## Problem to solve
Print the listing in its entirety and exactly, leaving out images.

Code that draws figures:

⟨

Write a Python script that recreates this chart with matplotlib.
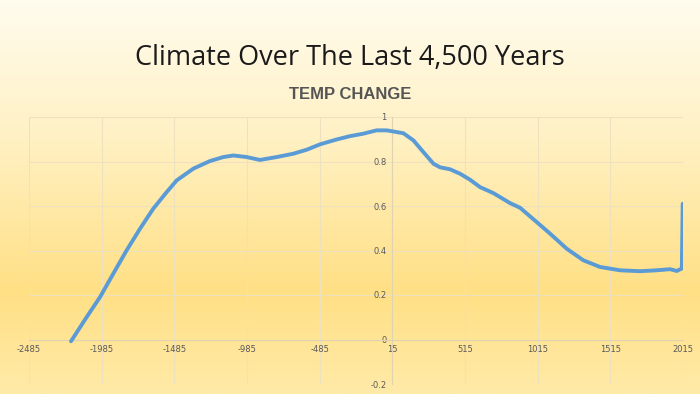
import matplotlib.pyplot as plt
import numpy as np
from matplotlib.colors import LinearSegmentedColormap

plt.rcParams["axes.unicode_minus"] = False

# values
years = [-2196, -2088, -1996, -1905, -1813, -1721, -1630, -1537, -1469, -1354,
         -1240, -1148, -1079, -987, -896, -781, -666, -574, -483, -368, -276,
         -185, -93, -24, 22, 91, 160, 229, 298, 343, 412, 481, 550, 618, 710,
         825, 894, 1008, 1100, 1215, 1329, 1444, 1582, 1720, 1834, 1926, 1972,
         2007, 2013]
temp = [-0.008, 0.101, 0.191, 0.296, 0.401, 0.498, 0.588, 0.663, 0.715, 0.768,
        0.802, 0.820, 0.827, 0.820, 0.807, 0.820, 0.835, 0.853, 0.877, 0.899,
        0.914, 0.925, 0.940, 0.940, 0.935, 0.927, 0.895, 0.842, 0.790, 0.774,
        0.765, 0.745, 0.718, 0.685, 0.658, 0.613, 0.592, 0.528, 0.476, 0.408,
        0.356, 0.326, 0.311, 0.307, 0.311, 0.316, 0.308, 0.319, 0.61]
xticks = [-2485, -1985, -1485, -985, -485, 15, 515, 1015, 1515, 2015]
yticks = [-0.2, 0, 0.2, 0.4, 0.6, 0.8, 1]
ylabels = ["-0.2", "0", "0.2", "0.4", "0.6", "0.8", "1"]

fig = plt.figure(figsize=(7, 3.94), dpi=100)

# background gradient, cream at the top to gold near the bottom
bg = fig.add_axes([0, 0, 1, 1], zorder=-1)
cmap = LinearSegmentedColormap.from_list(
    "bg", [(0, "#FFFCEE"), (0.35, "#FFF1C4"), (0.74, "#FFE085"), (1, "#FFEAA8")])
grad = np.linspace(0, 1, 256).reshape(-1, 1)
bg.imshow(grad, aspect="auto", cmap=cmap, extent=[0, 1, 0, 1], origin="upper")
bg.axis("off")

fig.text(0.5, 0.853, "Climate Over The Last 4,500 Years", ha="center", va="center",
         fontsize=19.5, color="#1a1a1a", family="Open Sans")
fig.text(0.5, 0.759, "TEMP CHANGE", ha="center", va="center", fontsize=12,
         color="#555555", fontweight="bold", family="Liberation Sans")

ax = fig.add_axes([29 / 700, 10 / 394, 654 / 700, 267 / 394])
ax.patch.set_alpha(0)
ax.plot(years, temp, color="#5B9BD5", lw=2.8, solid_capstyle="round",
        solid_joinstyle="round", zorder=3)

ax.set_xlim(-2485, 2015)
ax.set_ylim(-0.2, 1)
ax.set_xticks(xticks)
ax.set_yticks(yticks)
ax.set_yticklabels(ylabels)
ax.grid(True, color="#EDE1BE", lw=0.8)

ax.spines["left"].set_position(("data", 15))
ax.spines["bottom"].set_position(("data", 0))
ax.spines["left"].set_color("#E0D4B0")
ax.spines["bottom"].set_color("#E0D4B0")
ax.spines["top"].set_visible(False)
ax.spines["right"].set_visible(False)
ax.tick_params(length=0, labelsize=6, colors="#595959", pad=4)

fig.savefig("out.png", dpi=100)
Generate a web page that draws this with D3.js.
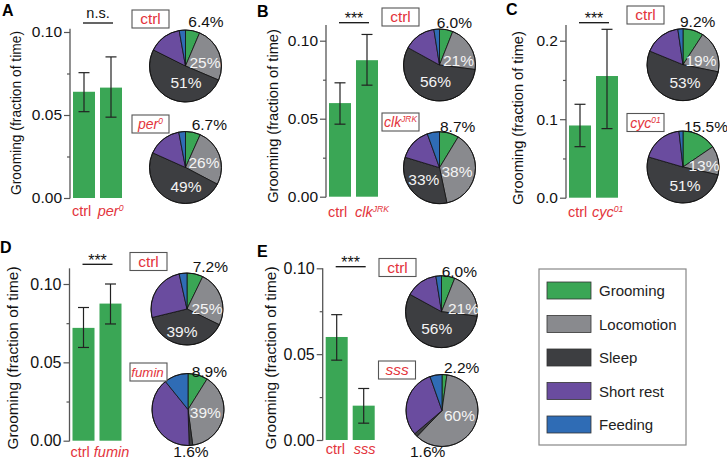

⟩

## Result
Write a Python script that recreates this chart with matplotlib.
import matplotlib.pyplot as plt
import numpy as np
from matplotlib.colors import LinearSegmentedColormap

plt.rcParams["axes.unicode_minus"] = False

# values
years = [-2196, -2088, -1996, -1905, -1813, -1721, -1630, -1537, -1469, -1354,
         -1240, -1148, -1079, -987, -896, -781, -666, -574, -483, -368, -276,
         -185, -93, -24, 22, 91, 160, 229, 298, 343, 412, 481, 550, 618, 710,
         825, 894, 1008, 1100, 1215, 1329, 1444, 1582, 1720, 1834, 1926, 1972,
         2007, 2013]
temp = [-0.008, 0.101, 0.191, 0.296, 0.401, 0.498, 0.588, 0.663, 0.715, 0.768,
        0.802, 0.820, 0.827, 0.820, 0.807, 0.820, 0.835, 0.853, 0.877, 0.899,
        0.914, 0.925, 0.940, 0.940, 0.935, 0.927, 0.895, 0.842, 0.790, 0.774,
        0.765, 0.745, 0.718, 0.685, 0.658, 0.613, 0.592, 0.528, 0.476, 0.408,
        0.356, 0.326, 0.311, 0.307, 0.311, 0.316, 0.308, 0.319, 0.61]
xticks = [-2485, -1985, -1485, -985, -485, 15, 515, 1015, 1515, 2015]
yticks = [-0.2, 0, 0.2, 0.4, 0.6, 0.8, 1]
ylabels = ["-0.2", "0", "0.2", "0.4", "0.6", "0.8", "1"]

fig = plt.figure(figsize=(7, 3.94), dpi=100)

# background gradient, cream at the top to gold near the bottom
bg = fig.add_axes([0, 0, 1, 1], zorder=-1)
cmap = LinearSegmentedColormap.from_list(
    "bg", [(0, "#FFFCEE"), (0.35, "#FFF1C4"), (0.74, "#FFE085"), (1, "#FFEAA8")])
grad = np.linspace(0, 1, 256).reshape(-1, 1)
bg.imshow(grad, aspect="auto", cmap=cmap, extent=[0, 1, 0, 1], origin="upper")
bg.axis("off")

fig.text(0.5, 0.853, "Climate Over The Last 4,500 Years", ha="center", va="center",
         fontsize=19.5, color="#1a1a1a", family="Open Sans")
fig.text(0.5, 0.759, "TEMP CHANGE", ha="center", va="center", fontsize=12,
         color="#555555", fontweight="bold", family="Liberation Sans")

ax = fig.add_axes([29 / 700, 10 / 394, 654 / 700, 267 / 394])
ax.patch.set_alpha(0)
ax.plot(years, temp, color="#5B9BD5", lw=2.8, solid_capstyle="round",
        solid_joinstyle="round", zorder=3)

ax.set_xlim(-2485, 2015)
ax.set_ylim(-0.2, 1)
ax.set_xticks(xticks)
ax.set_yticks(yticks)
ax.set_yticklabels(ylabels)
ax.grid(True, color="#EDE1BE", lw=0.8)

ax.spines["left"].set_position(("data", 15))
ax.spines["bottom"].set_position(("data", 0))
ax.spines["left"].set_color("#E0D4B0")
ax.spines["bottom"].set_color("#E0D4B0")
ax.spines["top"].set_visible(False)
ax.spines["right"].set_visible(False)
ax.tick_params(length=0, labelsize=6, colors="#595959", pad=4)

fig.savefig("out.png", dpi=100)
Generate a web page that draws this with D3.js.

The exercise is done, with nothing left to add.